- Entries provided:
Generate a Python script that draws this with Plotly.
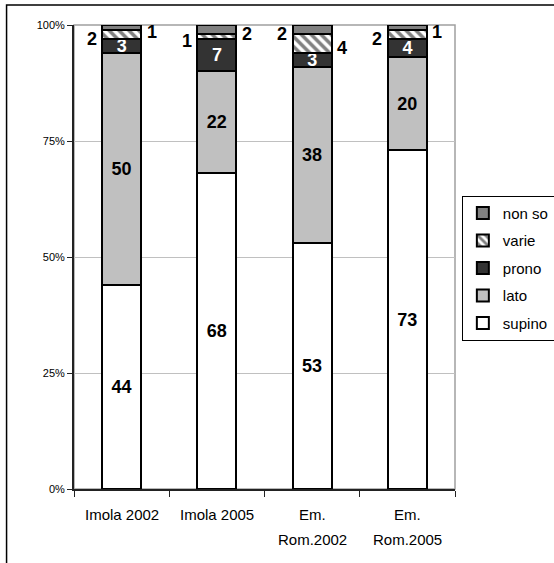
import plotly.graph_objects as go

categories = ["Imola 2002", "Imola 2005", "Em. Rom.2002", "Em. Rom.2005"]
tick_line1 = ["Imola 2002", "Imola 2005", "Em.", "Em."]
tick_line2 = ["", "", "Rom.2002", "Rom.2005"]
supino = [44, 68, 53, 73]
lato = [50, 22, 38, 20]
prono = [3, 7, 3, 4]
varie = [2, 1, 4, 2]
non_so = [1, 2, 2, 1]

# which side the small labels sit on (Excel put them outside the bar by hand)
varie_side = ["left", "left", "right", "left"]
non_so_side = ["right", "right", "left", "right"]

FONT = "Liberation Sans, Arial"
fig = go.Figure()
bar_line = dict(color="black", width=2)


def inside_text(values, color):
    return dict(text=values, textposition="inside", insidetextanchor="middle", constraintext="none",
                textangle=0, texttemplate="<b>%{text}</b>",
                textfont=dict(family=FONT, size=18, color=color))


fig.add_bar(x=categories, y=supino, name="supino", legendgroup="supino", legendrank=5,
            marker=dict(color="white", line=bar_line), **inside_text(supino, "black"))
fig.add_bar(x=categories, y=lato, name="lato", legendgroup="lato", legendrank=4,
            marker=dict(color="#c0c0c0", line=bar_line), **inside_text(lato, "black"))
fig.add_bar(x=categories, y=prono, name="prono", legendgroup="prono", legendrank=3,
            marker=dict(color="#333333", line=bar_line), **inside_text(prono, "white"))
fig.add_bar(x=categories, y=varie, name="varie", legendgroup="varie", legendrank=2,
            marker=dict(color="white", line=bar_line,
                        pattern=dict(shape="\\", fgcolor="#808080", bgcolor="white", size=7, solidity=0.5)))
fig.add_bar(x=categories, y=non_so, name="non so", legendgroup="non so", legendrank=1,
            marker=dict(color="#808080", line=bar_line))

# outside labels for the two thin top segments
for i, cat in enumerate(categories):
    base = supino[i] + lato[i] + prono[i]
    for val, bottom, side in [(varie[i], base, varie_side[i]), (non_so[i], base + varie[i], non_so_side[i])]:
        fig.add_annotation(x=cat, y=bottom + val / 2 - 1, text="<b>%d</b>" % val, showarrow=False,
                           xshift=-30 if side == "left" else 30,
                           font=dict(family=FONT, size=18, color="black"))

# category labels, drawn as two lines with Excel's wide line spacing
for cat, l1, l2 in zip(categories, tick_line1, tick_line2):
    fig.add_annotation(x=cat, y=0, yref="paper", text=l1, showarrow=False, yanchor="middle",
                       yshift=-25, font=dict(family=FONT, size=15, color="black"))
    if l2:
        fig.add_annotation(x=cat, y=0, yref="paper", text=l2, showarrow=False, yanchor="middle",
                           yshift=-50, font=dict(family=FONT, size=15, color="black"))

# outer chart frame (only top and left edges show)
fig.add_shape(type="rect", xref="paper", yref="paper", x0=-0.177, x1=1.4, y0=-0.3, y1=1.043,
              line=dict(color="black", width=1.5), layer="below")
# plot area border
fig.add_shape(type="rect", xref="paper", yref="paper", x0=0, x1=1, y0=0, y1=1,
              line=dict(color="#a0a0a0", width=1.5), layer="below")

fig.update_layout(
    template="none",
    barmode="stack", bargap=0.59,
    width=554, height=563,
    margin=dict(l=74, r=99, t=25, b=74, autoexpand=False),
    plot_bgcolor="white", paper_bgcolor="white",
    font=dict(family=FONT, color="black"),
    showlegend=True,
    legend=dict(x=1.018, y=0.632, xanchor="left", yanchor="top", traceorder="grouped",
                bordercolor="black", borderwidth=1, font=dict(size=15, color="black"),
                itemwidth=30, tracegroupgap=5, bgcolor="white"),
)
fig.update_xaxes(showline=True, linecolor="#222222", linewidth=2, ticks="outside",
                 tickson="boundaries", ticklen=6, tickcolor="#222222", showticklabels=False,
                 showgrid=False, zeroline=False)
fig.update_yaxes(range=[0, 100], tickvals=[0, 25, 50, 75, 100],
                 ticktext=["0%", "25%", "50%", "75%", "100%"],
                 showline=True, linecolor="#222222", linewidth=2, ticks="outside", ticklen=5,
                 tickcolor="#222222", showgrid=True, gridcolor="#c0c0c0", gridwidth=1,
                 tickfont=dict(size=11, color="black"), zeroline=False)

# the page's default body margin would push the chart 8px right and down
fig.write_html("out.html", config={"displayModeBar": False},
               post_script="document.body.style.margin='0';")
==
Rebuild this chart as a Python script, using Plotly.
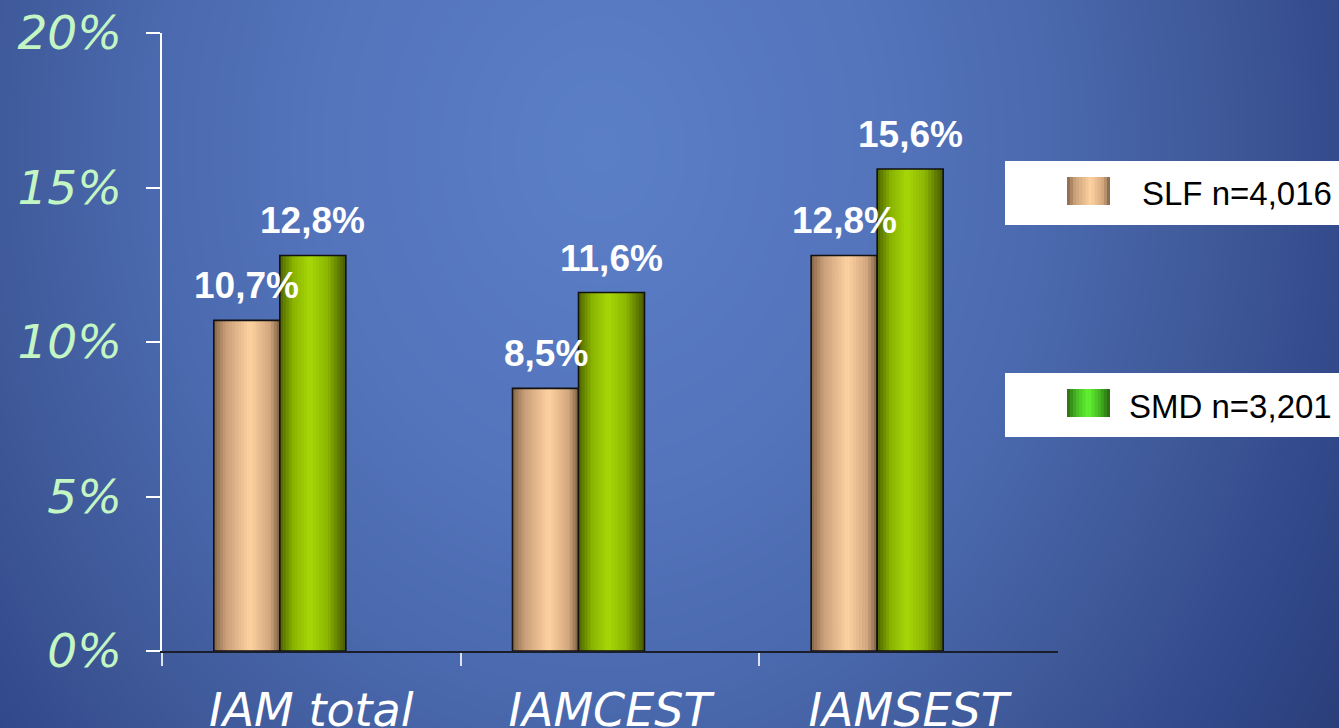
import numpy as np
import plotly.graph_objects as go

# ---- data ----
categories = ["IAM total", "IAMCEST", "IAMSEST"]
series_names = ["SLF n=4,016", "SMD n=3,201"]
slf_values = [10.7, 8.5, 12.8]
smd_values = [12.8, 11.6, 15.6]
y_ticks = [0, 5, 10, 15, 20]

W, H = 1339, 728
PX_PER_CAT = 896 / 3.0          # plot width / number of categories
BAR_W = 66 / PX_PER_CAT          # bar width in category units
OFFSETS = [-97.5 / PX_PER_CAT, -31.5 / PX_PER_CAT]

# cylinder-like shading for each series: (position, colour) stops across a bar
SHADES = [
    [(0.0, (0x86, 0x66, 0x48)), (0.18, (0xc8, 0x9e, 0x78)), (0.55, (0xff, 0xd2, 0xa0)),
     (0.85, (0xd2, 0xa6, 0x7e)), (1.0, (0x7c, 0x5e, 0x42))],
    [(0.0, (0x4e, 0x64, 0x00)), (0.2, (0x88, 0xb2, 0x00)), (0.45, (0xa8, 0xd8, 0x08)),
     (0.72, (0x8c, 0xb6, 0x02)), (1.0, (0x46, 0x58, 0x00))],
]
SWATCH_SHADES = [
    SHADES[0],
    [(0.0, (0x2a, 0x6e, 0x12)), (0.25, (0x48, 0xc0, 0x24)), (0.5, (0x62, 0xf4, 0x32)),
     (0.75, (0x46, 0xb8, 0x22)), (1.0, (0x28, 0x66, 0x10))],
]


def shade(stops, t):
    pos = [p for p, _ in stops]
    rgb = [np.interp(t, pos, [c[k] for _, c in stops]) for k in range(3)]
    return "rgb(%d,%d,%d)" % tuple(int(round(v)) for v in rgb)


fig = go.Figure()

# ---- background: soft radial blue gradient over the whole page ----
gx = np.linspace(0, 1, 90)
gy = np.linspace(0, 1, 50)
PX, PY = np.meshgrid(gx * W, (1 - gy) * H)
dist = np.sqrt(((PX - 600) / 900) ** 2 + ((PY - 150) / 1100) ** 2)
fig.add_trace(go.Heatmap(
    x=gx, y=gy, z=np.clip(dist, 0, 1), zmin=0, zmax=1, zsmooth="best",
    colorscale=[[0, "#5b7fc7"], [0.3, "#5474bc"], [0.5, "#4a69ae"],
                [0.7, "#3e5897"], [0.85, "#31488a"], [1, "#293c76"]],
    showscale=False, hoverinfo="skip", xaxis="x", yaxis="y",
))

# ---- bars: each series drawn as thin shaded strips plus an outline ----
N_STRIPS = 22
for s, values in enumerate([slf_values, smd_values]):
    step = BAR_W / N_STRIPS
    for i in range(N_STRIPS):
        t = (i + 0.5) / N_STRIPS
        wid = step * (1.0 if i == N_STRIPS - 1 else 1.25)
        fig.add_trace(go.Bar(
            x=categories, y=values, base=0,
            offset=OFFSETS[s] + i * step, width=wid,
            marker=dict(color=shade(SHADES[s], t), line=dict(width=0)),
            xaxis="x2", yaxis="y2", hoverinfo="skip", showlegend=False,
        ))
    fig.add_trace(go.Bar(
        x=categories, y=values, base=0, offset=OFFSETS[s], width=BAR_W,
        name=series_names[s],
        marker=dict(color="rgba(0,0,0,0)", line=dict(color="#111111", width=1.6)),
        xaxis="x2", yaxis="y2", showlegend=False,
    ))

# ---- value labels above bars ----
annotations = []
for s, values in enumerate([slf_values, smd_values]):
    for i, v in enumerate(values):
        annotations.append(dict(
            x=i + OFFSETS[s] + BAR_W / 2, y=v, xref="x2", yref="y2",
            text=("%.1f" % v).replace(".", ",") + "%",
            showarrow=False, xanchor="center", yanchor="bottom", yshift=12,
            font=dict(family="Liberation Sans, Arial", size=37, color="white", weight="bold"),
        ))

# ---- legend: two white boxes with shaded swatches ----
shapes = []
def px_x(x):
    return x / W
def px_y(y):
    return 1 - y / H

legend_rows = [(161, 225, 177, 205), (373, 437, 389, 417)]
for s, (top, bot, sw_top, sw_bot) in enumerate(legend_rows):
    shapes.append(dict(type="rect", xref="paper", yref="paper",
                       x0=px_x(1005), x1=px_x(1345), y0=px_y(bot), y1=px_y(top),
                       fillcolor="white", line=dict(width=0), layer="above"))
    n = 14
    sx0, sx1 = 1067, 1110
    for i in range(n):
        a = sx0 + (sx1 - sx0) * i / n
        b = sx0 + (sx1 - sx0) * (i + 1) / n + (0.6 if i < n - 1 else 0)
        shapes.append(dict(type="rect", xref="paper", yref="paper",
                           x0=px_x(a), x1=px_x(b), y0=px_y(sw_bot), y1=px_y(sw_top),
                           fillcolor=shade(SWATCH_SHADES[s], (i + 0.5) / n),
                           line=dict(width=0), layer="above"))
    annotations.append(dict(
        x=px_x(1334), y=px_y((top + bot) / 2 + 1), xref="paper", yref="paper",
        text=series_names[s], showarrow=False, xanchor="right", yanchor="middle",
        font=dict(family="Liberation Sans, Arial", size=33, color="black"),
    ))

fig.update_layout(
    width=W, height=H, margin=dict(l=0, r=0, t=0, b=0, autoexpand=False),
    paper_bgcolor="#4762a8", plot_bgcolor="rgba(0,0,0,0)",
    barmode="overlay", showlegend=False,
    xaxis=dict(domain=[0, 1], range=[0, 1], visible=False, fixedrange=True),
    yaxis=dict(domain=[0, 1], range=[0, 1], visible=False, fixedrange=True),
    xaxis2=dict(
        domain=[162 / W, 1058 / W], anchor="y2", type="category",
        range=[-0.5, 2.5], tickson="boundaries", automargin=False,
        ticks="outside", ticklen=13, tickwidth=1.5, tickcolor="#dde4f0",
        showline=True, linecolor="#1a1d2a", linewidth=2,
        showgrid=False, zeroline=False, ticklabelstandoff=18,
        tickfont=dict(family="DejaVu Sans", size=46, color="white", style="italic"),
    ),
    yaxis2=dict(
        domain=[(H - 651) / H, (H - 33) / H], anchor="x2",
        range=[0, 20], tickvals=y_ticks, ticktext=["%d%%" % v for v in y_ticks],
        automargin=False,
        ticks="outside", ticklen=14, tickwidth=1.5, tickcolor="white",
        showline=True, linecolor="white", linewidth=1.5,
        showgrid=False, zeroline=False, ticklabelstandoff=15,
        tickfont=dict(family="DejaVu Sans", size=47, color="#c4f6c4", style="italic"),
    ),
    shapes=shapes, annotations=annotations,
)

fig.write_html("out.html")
==
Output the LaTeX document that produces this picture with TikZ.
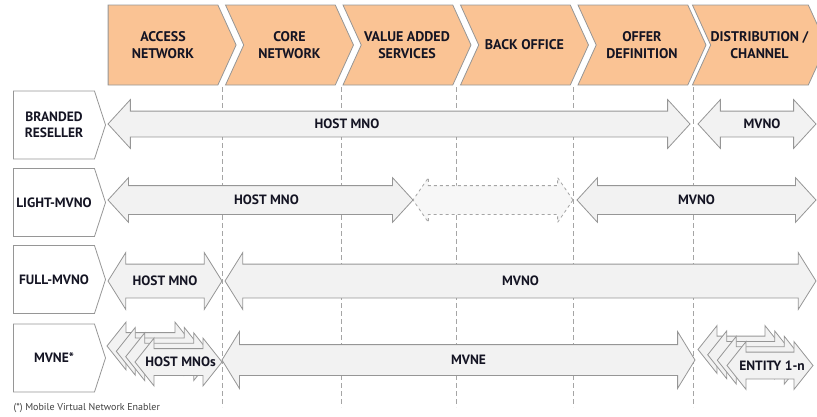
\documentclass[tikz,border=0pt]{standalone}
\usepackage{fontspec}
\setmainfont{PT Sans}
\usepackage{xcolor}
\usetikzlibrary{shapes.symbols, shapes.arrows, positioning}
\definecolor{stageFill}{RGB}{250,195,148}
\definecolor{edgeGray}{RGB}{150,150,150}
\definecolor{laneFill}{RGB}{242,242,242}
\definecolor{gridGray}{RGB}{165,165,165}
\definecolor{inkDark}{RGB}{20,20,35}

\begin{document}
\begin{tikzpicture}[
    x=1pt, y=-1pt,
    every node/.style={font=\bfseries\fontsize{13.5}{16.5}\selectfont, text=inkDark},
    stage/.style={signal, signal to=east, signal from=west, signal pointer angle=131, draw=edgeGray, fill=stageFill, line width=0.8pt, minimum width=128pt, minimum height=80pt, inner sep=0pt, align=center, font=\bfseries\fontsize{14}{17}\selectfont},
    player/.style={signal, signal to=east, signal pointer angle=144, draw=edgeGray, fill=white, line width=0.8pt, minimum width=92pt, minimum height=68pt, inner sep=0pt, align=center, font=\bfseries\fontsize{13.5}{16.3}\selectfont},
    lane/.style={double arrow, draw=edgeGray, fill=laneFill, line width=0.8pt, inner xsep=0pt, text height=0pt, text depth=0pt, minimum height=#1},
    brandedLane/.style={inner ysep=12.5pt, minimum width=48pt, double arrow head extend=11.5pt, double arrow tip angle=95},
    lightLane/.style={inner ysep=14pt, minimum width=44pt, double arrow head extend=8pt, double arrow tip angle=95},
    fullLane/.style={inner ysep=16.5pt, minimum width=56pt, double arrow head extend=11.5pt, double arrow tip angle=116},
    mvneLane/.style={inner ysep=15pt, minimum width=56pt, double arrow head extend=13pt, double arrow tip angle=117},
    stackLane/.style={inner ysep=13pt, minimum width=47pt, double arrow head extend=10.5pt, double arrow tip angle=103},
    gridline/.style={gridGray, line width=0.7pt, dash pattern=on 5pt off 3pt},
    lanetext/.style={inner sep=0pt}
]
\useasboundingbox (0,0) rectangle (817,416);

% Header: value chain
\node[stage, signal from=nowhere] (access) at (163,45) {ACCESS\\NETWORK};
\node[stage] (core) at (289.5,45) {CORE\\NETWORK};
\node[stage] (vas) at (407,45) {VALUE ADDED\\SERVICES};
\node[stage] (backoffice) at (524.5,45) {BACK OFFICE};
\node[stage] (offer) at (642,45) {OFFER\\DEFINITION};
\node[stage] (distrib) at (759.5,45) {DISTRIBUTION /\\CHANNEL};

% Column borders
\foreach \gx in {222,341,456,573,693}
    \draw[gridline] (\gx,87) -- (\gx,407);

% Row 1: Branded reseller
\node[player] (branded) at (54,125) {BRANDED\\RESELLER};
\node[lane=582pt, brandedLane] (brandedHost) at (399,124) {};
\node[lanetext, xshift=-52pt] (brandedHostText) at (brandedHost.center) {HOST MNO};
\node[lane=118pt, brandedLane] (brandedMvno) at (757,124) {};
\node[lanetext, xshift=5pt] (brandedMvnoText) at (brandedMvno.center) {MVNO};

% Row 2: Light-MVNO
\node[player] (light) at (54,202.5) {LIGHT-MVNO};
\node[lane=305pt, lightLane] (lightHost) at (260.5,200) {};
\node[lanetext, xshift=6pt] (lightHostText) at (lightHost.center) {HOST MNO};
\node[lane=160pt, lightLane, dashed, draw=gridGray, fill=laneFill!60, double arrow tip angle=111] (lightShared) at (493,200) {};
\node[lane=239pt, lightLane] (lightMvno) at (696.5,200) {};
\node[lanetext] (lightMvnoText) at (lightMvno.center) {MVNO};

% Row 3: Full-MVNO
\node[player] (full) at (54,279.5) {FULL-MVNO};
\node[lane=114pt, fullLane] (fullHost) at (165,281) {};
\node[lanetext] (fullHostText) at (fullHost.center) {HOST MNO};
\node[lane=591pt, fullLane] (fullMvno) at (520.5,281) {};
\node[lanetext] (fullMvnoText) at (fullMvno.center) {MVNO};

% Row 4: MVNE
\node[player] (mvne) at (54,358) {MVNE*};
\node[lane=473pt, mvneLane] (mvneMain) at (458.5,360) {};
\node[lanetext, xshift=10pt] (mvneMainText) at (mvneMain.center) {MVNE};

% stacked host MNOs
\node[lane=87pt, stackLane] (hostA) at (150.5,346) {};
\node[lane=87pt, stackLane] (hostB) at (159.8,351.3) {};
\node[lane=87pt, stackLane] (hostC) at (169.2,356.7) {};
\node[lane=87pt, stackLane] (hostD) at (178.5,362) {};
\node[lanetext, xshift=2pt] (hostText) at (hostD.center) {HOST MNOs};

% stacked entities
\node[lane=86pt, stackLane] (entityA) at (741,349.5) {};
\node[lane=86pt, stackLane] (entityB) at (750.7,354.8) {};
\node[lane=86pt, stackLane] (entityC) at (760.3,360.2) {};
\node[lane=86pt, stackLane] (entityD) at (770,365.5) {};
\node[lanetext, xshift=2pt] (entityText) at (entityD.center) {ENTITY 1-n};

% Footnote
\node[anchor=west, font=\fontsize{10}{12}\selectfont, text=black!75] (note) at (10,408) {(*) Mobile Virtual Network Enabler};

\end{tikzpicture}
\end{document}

- Exercise brief:
Extract all lines containing the word "chart".

- Result:
# outer chart frame (only top and left edges show)
# the page's default body margin would push the chart 8px right and down
Rebuild this chart as a Python script, using Plotly.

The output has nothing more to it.